Aussitôt après le décès, le peintre Jean Perréal
réalise une empreinte du visage de la défunte. Puis selon l'usage,
les chirurgiens embaument la dépouille mortuaire après en avoir
extrait le coeur, qui est scellé dans un reliquaire d'or massif. Cinq
jours durant, des religieux mendiants veillent la reine Anne, dont le corps
est ensuite exposé sur un lit de parade, orné de toile dorée
d'hermine. C'est dans la grande salle d'honneur du château de Blois, tendue
de velours noir et où, à la lueur des torches, brillent les écussons
de Bretagne, que se dresse l'imposant catafalque, autour duquel rois d'armes
et hérauts montent la garde. Vêtue d'une somptueuse robe en velours
doublée d'hermine, couverte de joyaux, les mains gantées de blanc
et jointes sur le corselet d'or, la reine porte la couronne en tête. A
sa droite, est placé le sceptre, à sa gauche la main de justice.

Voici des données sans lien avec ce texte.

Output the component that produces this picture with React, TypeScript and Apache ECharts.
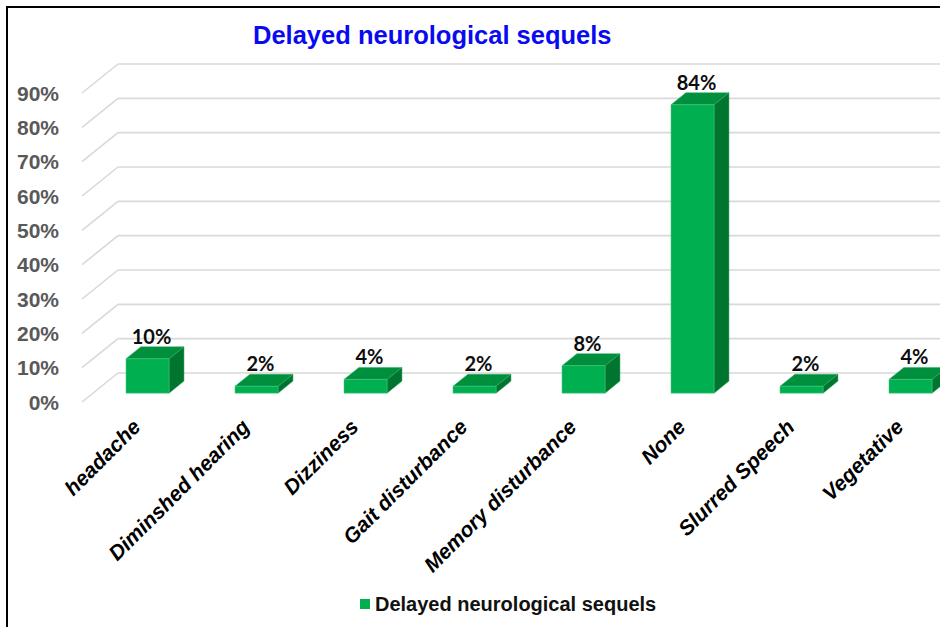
import React, { useEffect, useRef } from "react";
import * as echarts from "echarts";

const categories = [
  "headache",
  "Diminshed hearing",
  "Dizziness",
  "Gait disturbance",
  "Memory disturbance",
  "None",
  "Slurred Speech",
  "Vegetative",
];
const values = [10, 2, 4, 2, 8, 84, 2, 4];
const yTicks = [0, 10, 20, 30, 40, 50, 60, 70, 80, 90];
const seriesName = "Delayed neurological sequels";

// 3D projection constants (screen offset of the back wall)
const DEPTH_X = 36;
const DEPTH_Y = -29;
const BAR_FRONT = 0.306;
const BAR_BACK = 0.72;
const BAR_RATIO = 0.395;

export default function App() {
  const ref = useRef<HTMLDivElement>(null);
  useEffect(() => {
    document.body.style.margin = "0";
    const chart = echarts.init(ref.current!, null, { renderer: "svg" });
    const off = (d: number) => [d * DEPTH_X, d * DEPTH_Y];

    const option: any = {
      animation: false,
      backgroundColor: "#ffffff",
      title: {
        text: seriesName,
        left: 248,
        top: 17,
        textStyle: {
          fontFamily: "Liberation Sans, Arial",
          fontWeight: "bold",
          fontSize: 25.5,
          color: "#0a0af0",
        },
      },
      legend: {
        left: 355,
        top: 589,
        icon: "rect",
        itemWidth: 10,
        itemHeight: 10,
        itemGap: 4,
        data: [{ name: seriesName, itemStyle: { color: "#00b050" } }],
        textStyle: {
          fontFamily: "Liberation Sans, Arial",
          fontWeight: "bold",
          fontSize: 20,
          color: "#111111",
          padding: [0, 0, 0, 0],
        },
      },
      graphic: [
        {
          type: "rect",
          shape: { x: 7, y: 7, width: 1000, height: 1000 },
          style: { fill: "none", stroke: "#000000", lineWidth: 2 },
          silent: true,
          z: 100,
        },
      ],
      grid: {
        left: 82,
        top: 93,
        height: 309,
        width: 872,
        containLabel: false,
        outerBoundsMode: "none",
      },
      xAxis: {
        type: "category",
        data: categories,
        axisLine: { show: false },
        axisTick: { show: false },
        splitLine: { show: false },
        axisLabel: {
          interval: 0,
          rotate: 45,
          margin: 21,
          fontFamily: "Liberation Sans, Arial",
          fontWeight: "bold",
          fontStyle: "italic",
          fontSize: 21,
          color: "#000000",
        },
      },
      yAxis: {
        type: "value",
        min: 0,
        max: 90,
        interval: 10,
        axisLine: { show: false },
        axisTick: { show: false },
        splitLine: { show: false },
        axisLabel: {
          formatter: "{value}%",
          margin: 23,
          fontFamily: "Liberation Sans, Arial",
          fontWeight: "bold",
          fontSize: 21,
          color: "#595959",
        },
      },
      series: [
        {
          type: "custom",
          name: "grid3d",
          z: 1,
          clip: false,
          silent: true,
          data: yTicks.map((t) => [0, t]),
          renderItem: (params: any, api: any) => {
            const t = api.value(1);
            const band = api.size([1, 0])[0];
            const p0 = api.coord([0, t]);
            const pN = api.coord([categories.length - 1, t]);
            const left = p0[0] - band / 2;
            const right = pN[0] + band / 2;
            const y = p0[1];
            const style = { stroke: "#d9d9d9", lineWidth: 1.6 };
            return {
              type: "group",
              children: [
                {
                  type: "line",
                  shape: { x1: left, y1: y, x2: left + DEPTH_X, y2: y + DEPTH_Y },
                  style,
                },
                {
                  type: "line",
                  shape: {
                    x1: left + DEPTH_X,
                    y1: y + DEPTH_Y,
                    x2: right + DEPTH_X,
                    y2: y + DEPTH_Y,
                  },
                  style,
                },
                {
                  type: "line",
                  shape: { x1: right, y1: y, x2: right + DEPTH_X, y2: y + DEPTH_Y },
                  style,
                },
              ],
            };
          },
        },
        {
          type: "custom",
          name: seriesName,
          z: 2,
          clip: false,
          itemStyle: { color: "#00b050" },
          data: values.map((v, i) => [i, v]),
          renderItem: (params: any, api: any) => {
            const ci = api.value(0);
            const v = api.value(1);
            const band = api.size([1, 0])[0];
            const w = band * BAR_RATIO;
            const top = api.coord([ci, v]);
            const base = api.coord([ci, 0]);
            const cx = top[0];
            const f = off(BAR_FRONT);
            const b = off(BAR_BACK);
            const xl = cx - w / 2 + f[0];
            const xr = cx + w / 2 + f[0];
            const ft = top[1] + f[1];
            const fb = base[1] + f[1];
            const bxl = cx - w / 2 + b[0];
            const bxr = cx + w / 2 + b[0];
            const bt = top[1] + b[1];
            const bb = base[1] + b[1];
            return {
              type: "group",
              children: [
                {
                  type: "polygon",
                  shape: { points: [[xr, ft], [bxr, bt], [bxr, bb], [xr, fb]] },
                  style: { fill: "#00752f", stroke: "#2a9a55", lineWidth: 0.5 },
                },
                {
                  type: "polygon",
                  shape: { points: [[xl, ft], [xr, ft], [bxr, bt], [bxl, bt]] },
                  style: { fill: "#008f3d", stroke: "#2fae63", lineWidth: 0.5 },
                },
                {
                  type: "rect",
                  shape: { x: xl, y: ft, width: w, height: fb - ft },
                  style: { fill: "#00b050", stroke: "#4cc883", lineWidth: 0.5 },
                },
                {
                  type: "text",
                  x: cx + f[0] + 4,
                  y: bt - 1,
                  style: {
                    text: v + "%",
                    fill: "#0d0d0d",
                    font: "bold 20px Lato, 'Open Sans', sans-serif",
                    align: "center",
                    verticalAlign: "bottom",
                  },
                },
              ],
            };
          },
        },
      ],
    };
    chart.setOption(option);
    return () => chart.dispose();
  }, []);
  return (
    <div
      ref={ref}
      style={{ position: "fixed", left: 0, top: 0, width: 940, height: 627 }}
    />
  );
}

Quinze jours olus tard, le corps de la reine Anne est conduit
jusqu'à Paris. Couvert de drap noir, attelé à six chevaux,
le char funèbre est entouré de quatre cents porteurs de torches.
A sa suite s'avancent les princes et princesses du sang, juchés sur des
mules noires parées des couleurs du deuil. Au sein du triste convoi,
les princesses Claude et Renée de France accompagnent leur mère
jusqu'à sa dernière demeure. Toute la journée, le cortège
chemine entre une double haie de villageois en prière. Chaque soir, la
dépouille de la souveraine repose dans une église, à Saint
Dyé, Cléry, Orléans, Antenay, Janville, Angerville, Etampes,
puis Monthléry. Le 15 février 1514, tandis que des crieurs
se dispersent dans Paris en clamant : "Priez! Dites en vos patenôtres
que Dieu bonne mercy lui fasse!" le cercueil de la reine est installé
dans la cathédrale Notre Dame, illuminée par des milliers de cierges.
Le lendemain soir, Anne de Bretagne est inhumée dans la basilique de
Saint Denis. Sous la voûte retentit la voix de Champagne, roi d'armes
de France, qui s'exclame solennellement : "Roy d'armes des Bretons, faites
votre devoir!" Et le Breton Pierre Choque, fidèle parmi les fidèles,
s'avance en proclamant : "La reine, très chrétienne duchesse,
notre souveraine dame et maîtresse, est morte. La reine est morte (...).
La reine est morte!" A l'appel de leur nom, les chevaliers de la reine
Anne déposent sur le cercueil la main de justice, le sceptre, la couronne
après les avoir pieusement baisés. Puis les portes de la crypte
s'ouvrent tandis que le chant des orgues retentit. Dans les jours qui suivent,
et selon les dernières volontés de la souveraine, son coeur est
escorté jusque dans sa Bretagne natale et déposé à
Nantes, à l'église des Carmes, auprès du tombeau de son
père, le duc François II. Sur le reliquaire d'or est gravé
en lettres d'émail rouge : "En ce petit vaisseau, de fin or pur
et monde, repose un plus grand coeur, qu'oncques femme eut au monde. Anne fut
le nom d'elle, en France deux fois reyne, duchesse des Bretons, royale et souveraine".